The peer-to-peer lender gained a UK banking licence with restrictions in December 2018, but has now received a full licence. It also plans to launch a credit card this year.
Zopa established a peer-to-peer lending business in 2005 and has built up a large customer base. It had originally intended to launch a UK bank in November 2016 when it applied for a banking licence but, as with many tech startups, its plans changed to meet market demand.
Now is the right time, said Zopa CEO Jaidev Janardana. “Now, more than ever, the banking industry needs innovative, agile providers who work on behalf of customers,” he said. “At a time when people want great value, fair financial services products and simple, intuitive digital experience, Zopa offers consumers a compelling and credible alternative that they can trust.
“Securing our banking licence enables Zopa to play a wider role in the financial lives of our customers, as well as offering much-needed choice and competition to the wider market.”

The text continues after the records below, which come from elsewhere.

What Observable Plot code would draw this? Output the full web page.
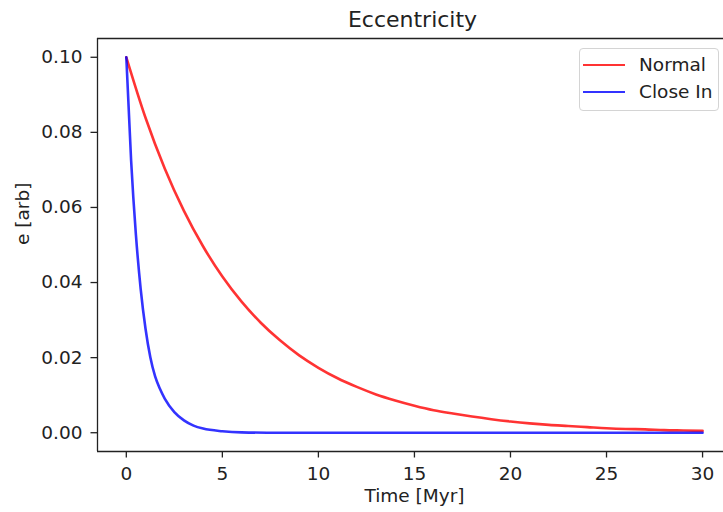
<!DOCTYPE html>
<html>
<head>
<meta charset="utf-8">
<script src="https://cdn.jsdelivr.net/npm/d3@7"></script>
<script src="https://cdn.jsdelivr.net/npm/@observablehq/plot@0.6"></script>
<style>
  html, body { margin: 0; padding: 0; background: white; overflow: hidden; }
  #wrap { position: relative; width: 723px; height: 512px; font-family: "DejaVu Sans", sans-serif; }
  #legend { position: absolute; left: 579px; top: 48px; width: 140px; height: 63px; box-sizing: border-box;
    border: 1px solid #d4d4d4; border-radius: 4px; background: rgba(255,255,255,0.8); }
  .entry { position: absolute; left: 0; height: 20px; display: flex; align-items: center; font-size: 18.5px; color: #222; line-height: 20px; }
  .swatch { width: 42px; height: 0; border-top: 2.6px solid; margin-left: 3px; margin-right: 14px; }
</style>
</head>
<body>
<div id="wrap"></div>
<script>
// Data
const normalTime = [0,1,2,3,4,5,6,7,8,9,10,11,12,13,14,15,16,17,18,19,20,21,22,23,24,25,26,27,28,29,30];
const normalEcc  = [0.1000,0.0839,0.0704,0.0591,0.0496,0.0416,0.0349,0.0293,0.0246,0.0206,0.0173,0.0145,0.0122,0.0102,0.0086,0.0072,0.0060,0.0051,0.0043,0.0036,0.0030,0.0025,0.0021,0.0018,0.0015,0.0012,0.0010,0.0009,0.0007,0.0006,0.0005];
const closeTime = [0,0.25,0.5,0.75,1,1.25,1.5,1.75,2,2.5,3,3.5,4,5,6,8,10,15,20,25,30];
const closeEcc  = [0.1000,0.0725,0.0527,0.0382,0.0277,0.0201,0.0150,0.0117,0.0091,0.0055,0.0033,0.0019,0.0011,0.0004,0.0001,0,0,0,0,0,0];
const seriesNames = ["Normal", "Close In"];
const seriesColors = ["red", "blue"];
const xTicks = [0,5,10,15,20,25,30];
const yTicks = [0.00,0.02,0.04,0.06,0.08,0.10];
const titleText = "Eccentricity";
const xLabel = "Time [Myr]";
const yLabel = "e [arb]";

const normal = normalTime.map((t, i) => ({t, e: normalEcc[i]}));
const closeIn = closeTime.map((t, i) => ({t, e: closeEcc[i]}));

const xDomain = [-1.5, 31.09];
const yDomain = [-0.005, 0.105];
const ink = "#222";

const chart = Plot.plot({
  width: 723,
  height: 512,
  marginLeft: 97,
  marginRight: 0,
  marginTop: 38,
  marginBottom: 61,
  style: {fontFamily: "DejaVu Sans, sans-serif", fontSize: "18.5px", color: ink, background: "white", overflow: "hidden"},
  x: {domain: xDomain},
  y: {domain: yDomain},
  marks: [
    Plot.axisX(xTicks, {tickSize: 6.5, tickPadding: 9, fontSize: 18.5, label: null, stroke: ink, strokeWidth: 1.3}),
    Plot.axisY(yTicks, {tickSize: 6.5, tickPadding: 8.5, fontSize: 18.5, label: null, tickFormat: d3.format(".2f"), stroke: ink, strokeWidth: 1.3}),
    Plot.ruleX([xDomain[0]], {stroke: ink, strokeWidth: 1.3}),
    Plot.ruleY([yDomain[0], yDomain[1]], {stroke: ink, strokeWidth: 1.3}),
    Plot.line(normal, {x: "t", y: "e", stroke: seriesColors[0], strokeOpacity: 0.8, strokeWidth: 2.6, curve: "monotone-x"}),
    Plot.line(closeIn, {x: "t", y: "e", stroke: seriesColors[1], strokeOpacity: 0.8, strokeWidth: 2.6, curve: "monotone-x"}),
    Plot.text([titleText], {frameAnchor: "top", lineAnchor: "middle", dy: -18.5, dx: 2, fontSize: 22, fill: ink}),
    Plot.text([xLabel], {frameAnchor: "bottom", lineAnchor: "middle", dy: 45, dx: 4, fontSize: 18.5, fill: ink}),
    Plot.text([yLabel], {frameAnchor: "left", dx: -74, rotate: -90, fontSize: 18.5, fill: ink})
  ]
});

const wrap = document.getElementById("wrap");
wrap.appendChild(chart);

const legend = document.createElement("div");
legend.id = "legend";
seriesNames.forEach((name, i) => {
  const entry = document.createElement("div");
  entry.className = "entry";
  entry.style.top = (5.5 + i * 27.7) + "px";
  const sw = document.createElement("span");
  sw.className = "swatch";
  sw.style.borderTopColor = seriesColors[i];
  sw.style.opacity = 0.8;
  entry.appendChild(sw);
  const lab = document.createElement("span");
  lab.textContent = name;
  entry.appendChild(lab);
  legend.appendChild(entry);
});
wrap.appendChild(legend);
</script>
</body>
</html>
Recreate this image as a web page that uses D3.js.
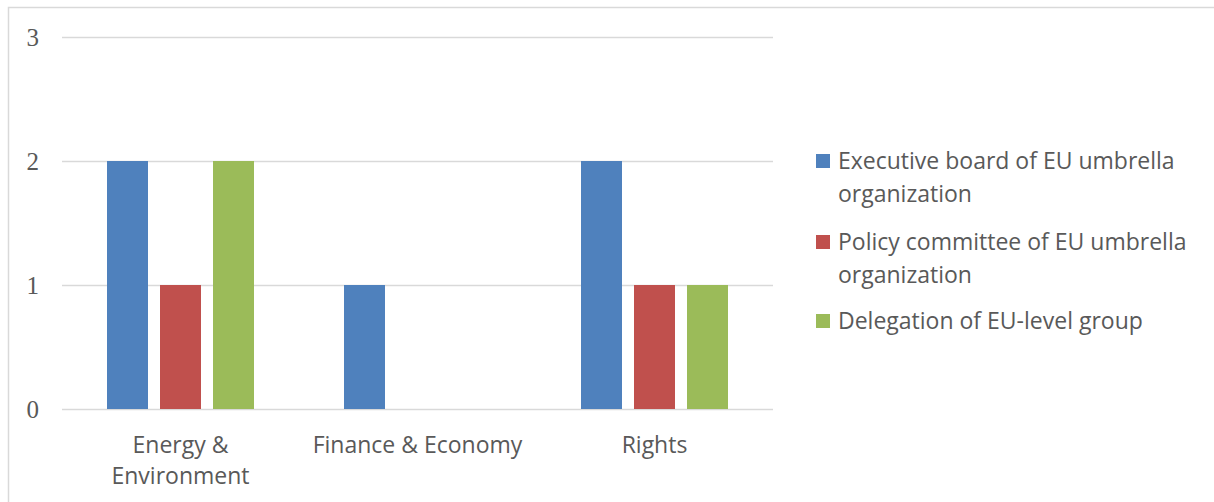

All services will be available on the Zopa app, which was launched in 2018. It initially enabled borrowers to track loans, but Zopa decided the app would host all products and services going forward. Its services are delivered from the Amazon Web Services cloud.
Zopa decided to build the tech platforms for its banking products in-house because of its extensive internal tech talent with experience in building a peer-to-peer lending platform. It has about 500 staff, with some 100 working directly with technology, such as software developers and data scientists. Around one-third of its employees work at least partly with technology.
Didier Baclin, chief product officer at Zopa, who was previously an Amazon employee, is driving the tech project underpinning the bank. Last year, he told Computer Weekly that Zopa’s success in the peer-to-peer lending sector, where it has lent billions of pounds, is evidence that it can differentiate.
Zopa is applying its tech knowhow and machine learning to give consumers services that are as easy to use as Netflix and Amazon.
“With things like Netflix, a lot of very complex things are going on in the background, but to the customer it looks very simple,” Baclin told Computer Weekly last year. “That is exactly what we are trying to do.”
In 2018, in preparation for the new bank, Zopa invested in building a team of developers, based in London and Barcelona. “From then until now, the teams have worked tirelessly to create systems that are purposely different from traditional banks,” it said in a statement.
The banking push comes at a time when many challenger banks and other fintechs have had to slow their development amid the Covid-19 pandemic. But those challenger banks that get through the crisis will benefit from the changes to people’s lifestyles that the coronavirus has triggered.
For example, there has been an increase in take-up of mobile banking as consumers avoided physical contact during lockdowns.